During sorting, a trained inspector evaluates each tote to determine whether it can be reconditioned for reuse or should proceed to the recycling stream. Totes with minor cosmetic issues but structurally sound bottles are candidates for reconditioning. Totes with cracked bottles, UV-degraded plastic, or heavy chemical contamination are flagged for recycling. This triage step is critical for maximizing the value recovered from each container and keeping reusable totes out of the recycling stream where possible.

Dismantling and Material Separation

Totes destined for recycling are first dismantled into their component materials. The HDPE bottle is separated from the steel cage, and the pallet is removed. This can be done manually or with hydraulic equipment designed for the purpose. Valves, caps, and gaskets are also removed. Each material stream — HDPE, steel, and pallet material — enters its own recycling pathway.

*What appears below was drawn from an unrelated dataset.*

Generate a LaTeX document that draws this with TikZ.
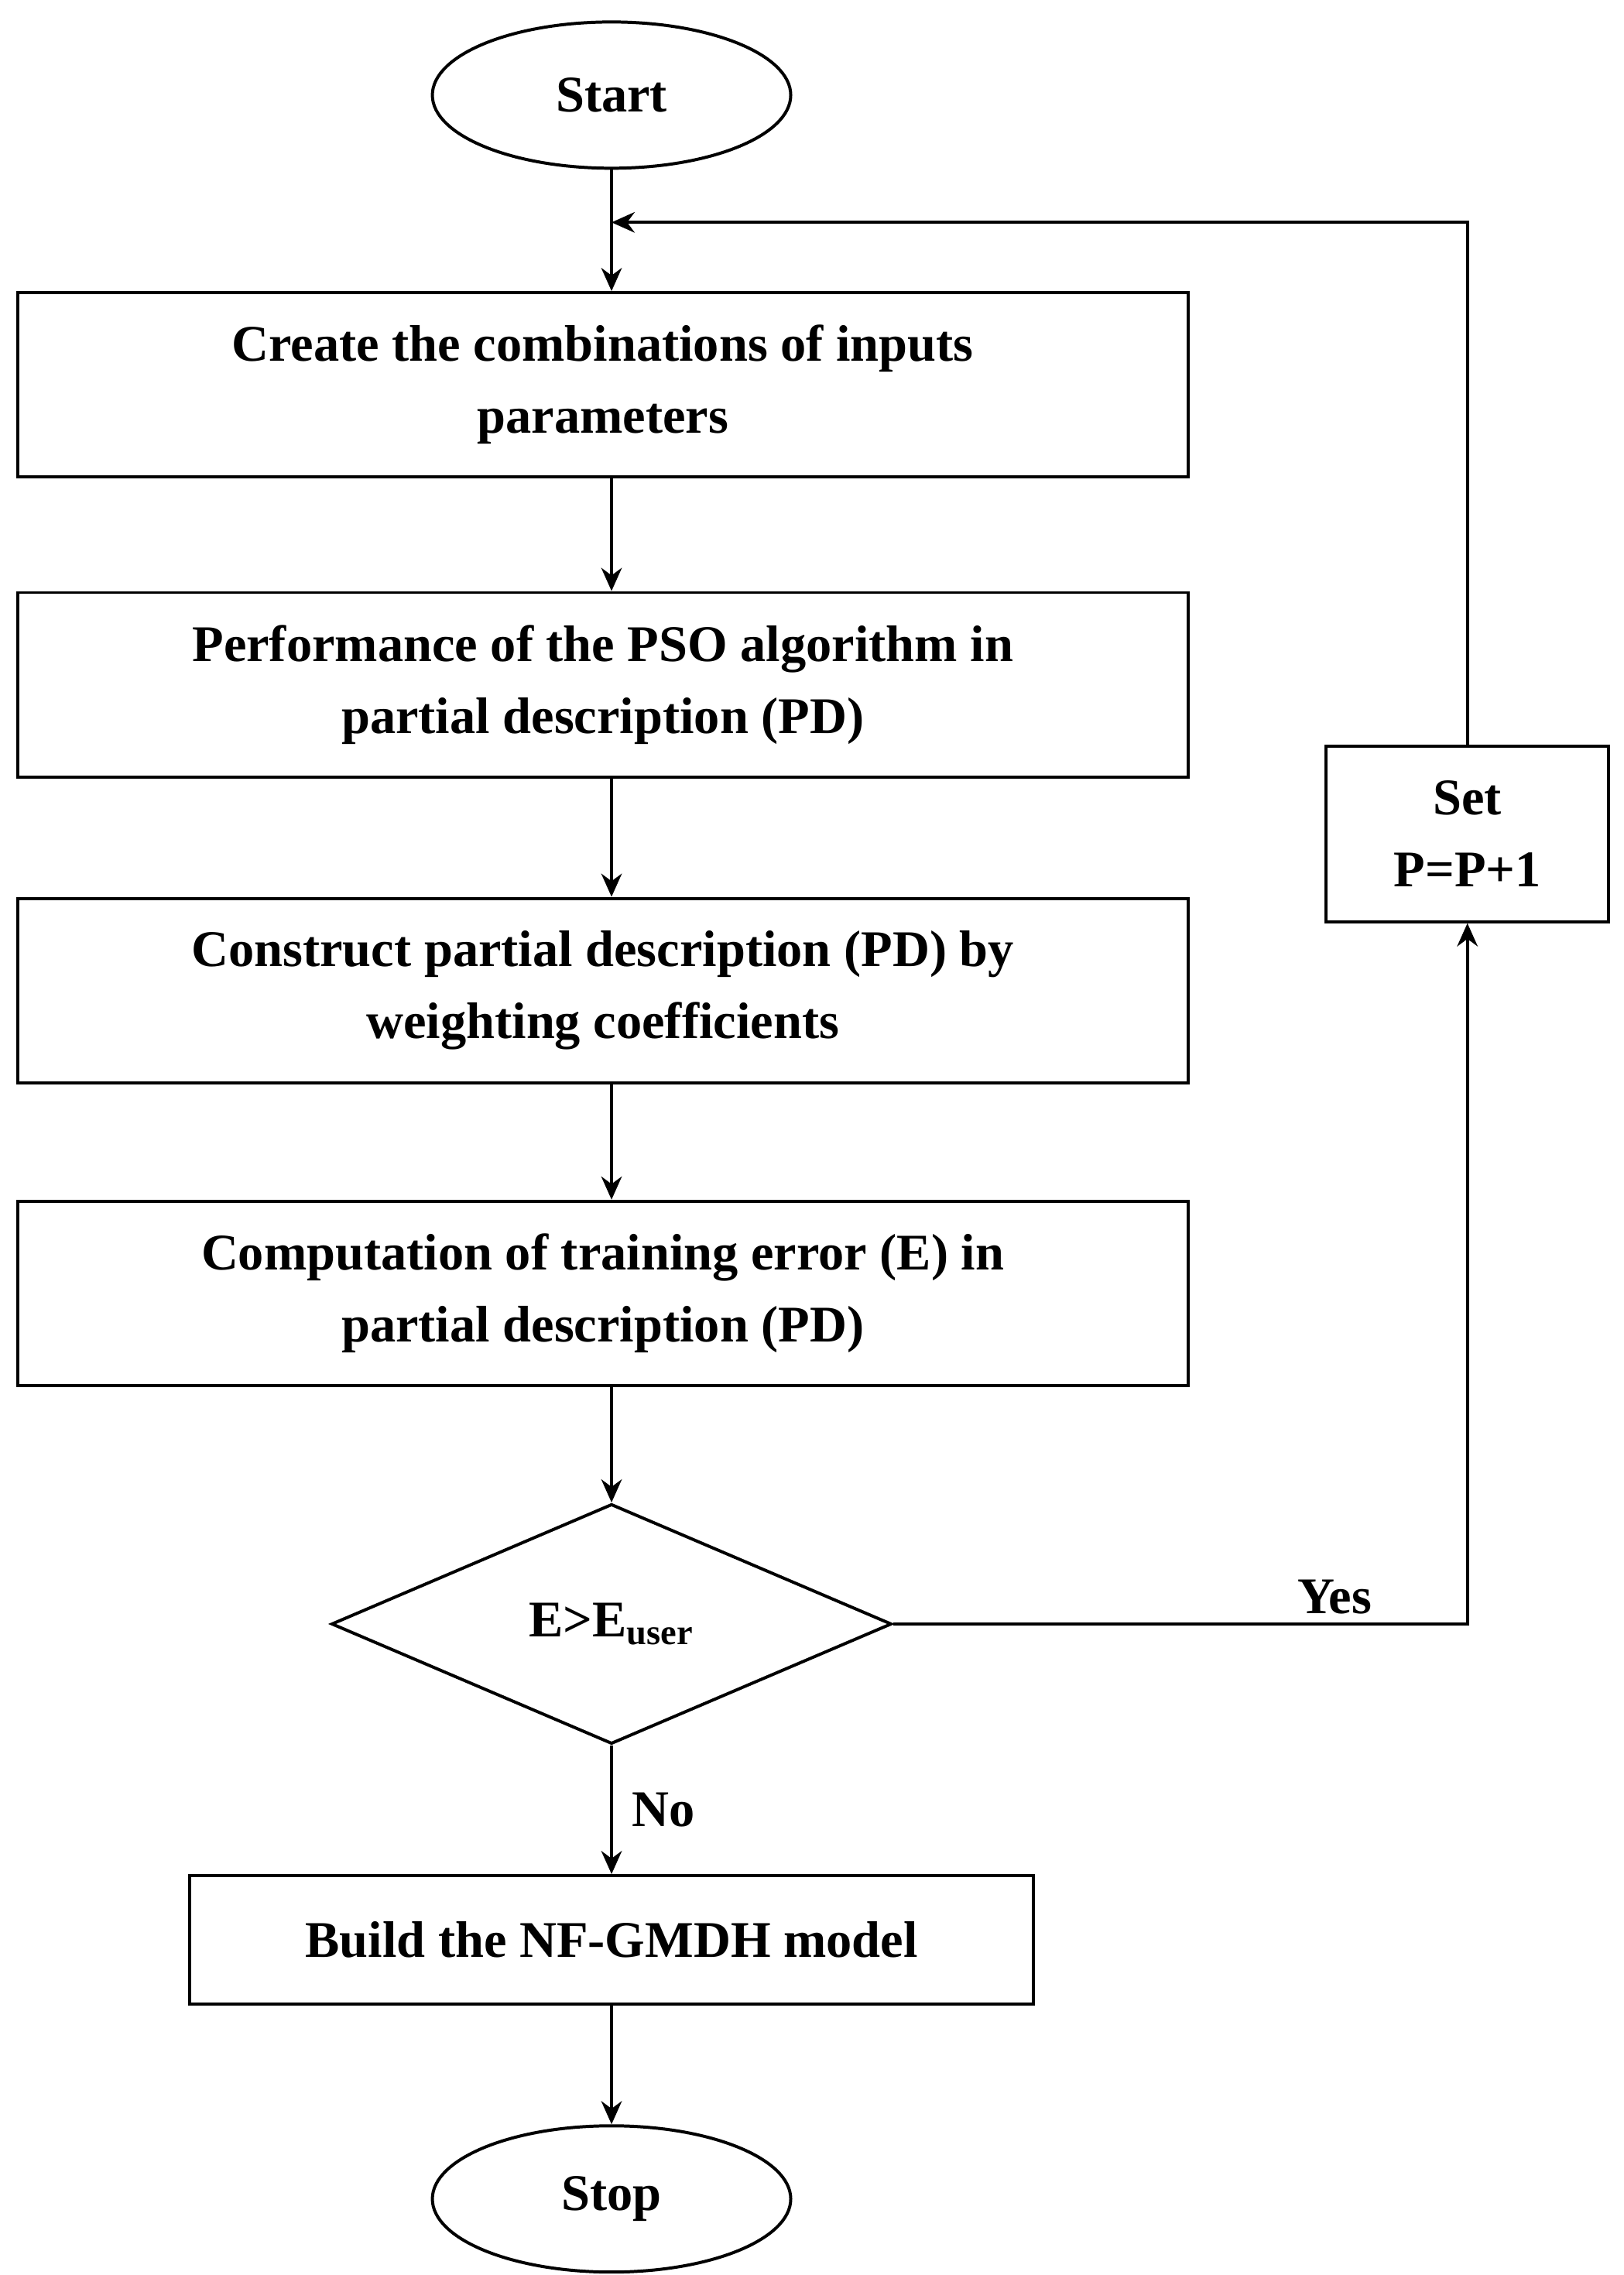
\documentclass[tikz,border=0pt]{standalone}
\usepackage{fontspec}
\setmainfont{Liberation Serif}
\usetikzlibrary{shapes.geometric,arrows.meta}
\begin{document}
\begin{tikzpicture}[x=0.02cm,y=-0.02cm,
  every node/.style={font=\fontsize{20}{28}\selectfont\bfseries},
  box/.style={draw,line width=1.2pt,align=center,inner sep=0pt},
  ov/.style={draw,ellipse,line width=1.2pt,minimum width=4.9cm,minimum height=2cm},
  arr/.style={line width=1.2pt,-{Stealth[length=9pt,width=8pt]}}]
\useasboundingbox (0,0) rectangle (1110,1555);
\node[ov] (start) at (418,65) {Start};
\node[box,minimum width=16cm,minimum height=2.52cm] (b1) at (412,263) {Create the combinations of inputs\\parameters};
\node[box,minimum width=16cm,minimum height=2.52cm] (b2) at (412,468) {Performance of the PSO algorithm in\\partial description (PD)};
\node[box,minimum width=16cm,minimum height=2.52cm] (b3) at (412,677) {Construct partial description (PD) by\\weighting coefficients};
\node[box,minimum width=16cm,minimum height=2.52cm] (b4) at (412,884) {Computation of training error (E) in\\partial description (PD)};
\node[draw,diamond,line width=1.2pt,aspect=2.34,minimum width=7.66cm,minimum height=3.28cm,inner sep=0pt] (d) at (418,1110) {E>E\textsubscript{user}};
\node[box,minimum width=11.54cm,minimum height=1.76cm] (b5) at (418,1326) {Build the NF-GMDH model};
\node[ov] (stop) at (418,1503) {Stop};
\node[box,minimum width=3.86cm,minimum height=2.4cm] (set) at (1003,570) {Set\\P=P+1};
\coordinate (top) at (418,152);
\coordinate (tr) at (1003,152);
\coordinate (br) at (1003,1110);
\draw[arr] (start) -- (b1.north -| start);
\draw[arr] (b1.south -| start) -- (b2.north -| start);
\draw[arr] (b2.south -| start) -- (b3.north -| start);
\draw[arr] (b3.south -| start) -- (b4.north -| start);
\draw[arr] (b4.south -| start) -- (d.north);
\draw[arr] (d.south) -- node[right,xshift=4pt] {No} (b5.north);
\draw[arr] (b5) -- (stop);
\draw[arr] (d.east) -- node[above,xshift=60pt] {Yes} (br) -- (set.south);
\draw[arr] (set.north) -- (tr) -- (top);
\end{tikzpicture}
\end{document}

The separation step is important because mixing materials reduces the quality of the recycled output. Contamination of the HDPE stream with metal fragments, for example, would produce inferior recycled pellets. Modern recycling facilities use a combination of manual sorting, magnetic separation (for steel), and density-based separation to ensure clean material streams.

HDPE Bottle Recycling: Shredding to Pellets

The HDPE bottle goes through a series of mechanical processing steps to transform it into recycled pellets (also called regrind or recycled resin). First, the bottle is fed into an industrial shredder that reduces it to small flakes, typically 10 to 25 millimeters in size. These flakes are then washed in a series of hot water and detergent baths to remove labels, adhesives, and residual contaminants. After washing, the flakes are dried using centrifugal dryers and hot air systems.

The clean, dry flakes are then fed into an extruder — a heated barrel with a rotating screw that melts the HDPE and forces it through a die to create uniform strands. These strands are cooled in a water bath and chopped into small pellets by a pelletizer. The resulting recycled HDPE pellets are visually similar to virgin resin and can be used to manufacture a wide range of products including drainage pipes, lumber substitutes, flower pots, trash containers, and non-food-contact packaging. Each ton of recycled HDPE saves approximately 1.8 tons of petroleum feedstock and reduces greenhouse gas emissions by roughly 1.5 tons of CO2 equivalent.

Steel Cage and Pallet Recycling

The galvanized steel cage is one of the easiest components to recycle. Steel is infinitely recyclable without any loss of quality, and the global steel recycling infrastructure is well-established. The cages are compressed into bales using a hydraulic baler and sold to steel mills or scrap metal dealers. At the mill, the steel is melted in an electric arc furnace at approximately 3,000 degrees Fahrenheit, refined, and cast into new steel products. The zinc galvanizing is recovered during the smelting process and can also be recycled.

Steel pallets follow the same recycling path as the cages. Plastic pallets are recycled similarly to the HDPE bottle — shredded, washed, and pelletized. Wood pallets can be repaired and reused, chipped for mulch or biomass fuel, or recycled into particleboard and composite materials. The diversity of recycling pathways for IBC tote components means that very little material ends up in landfills when totes are properly recycled.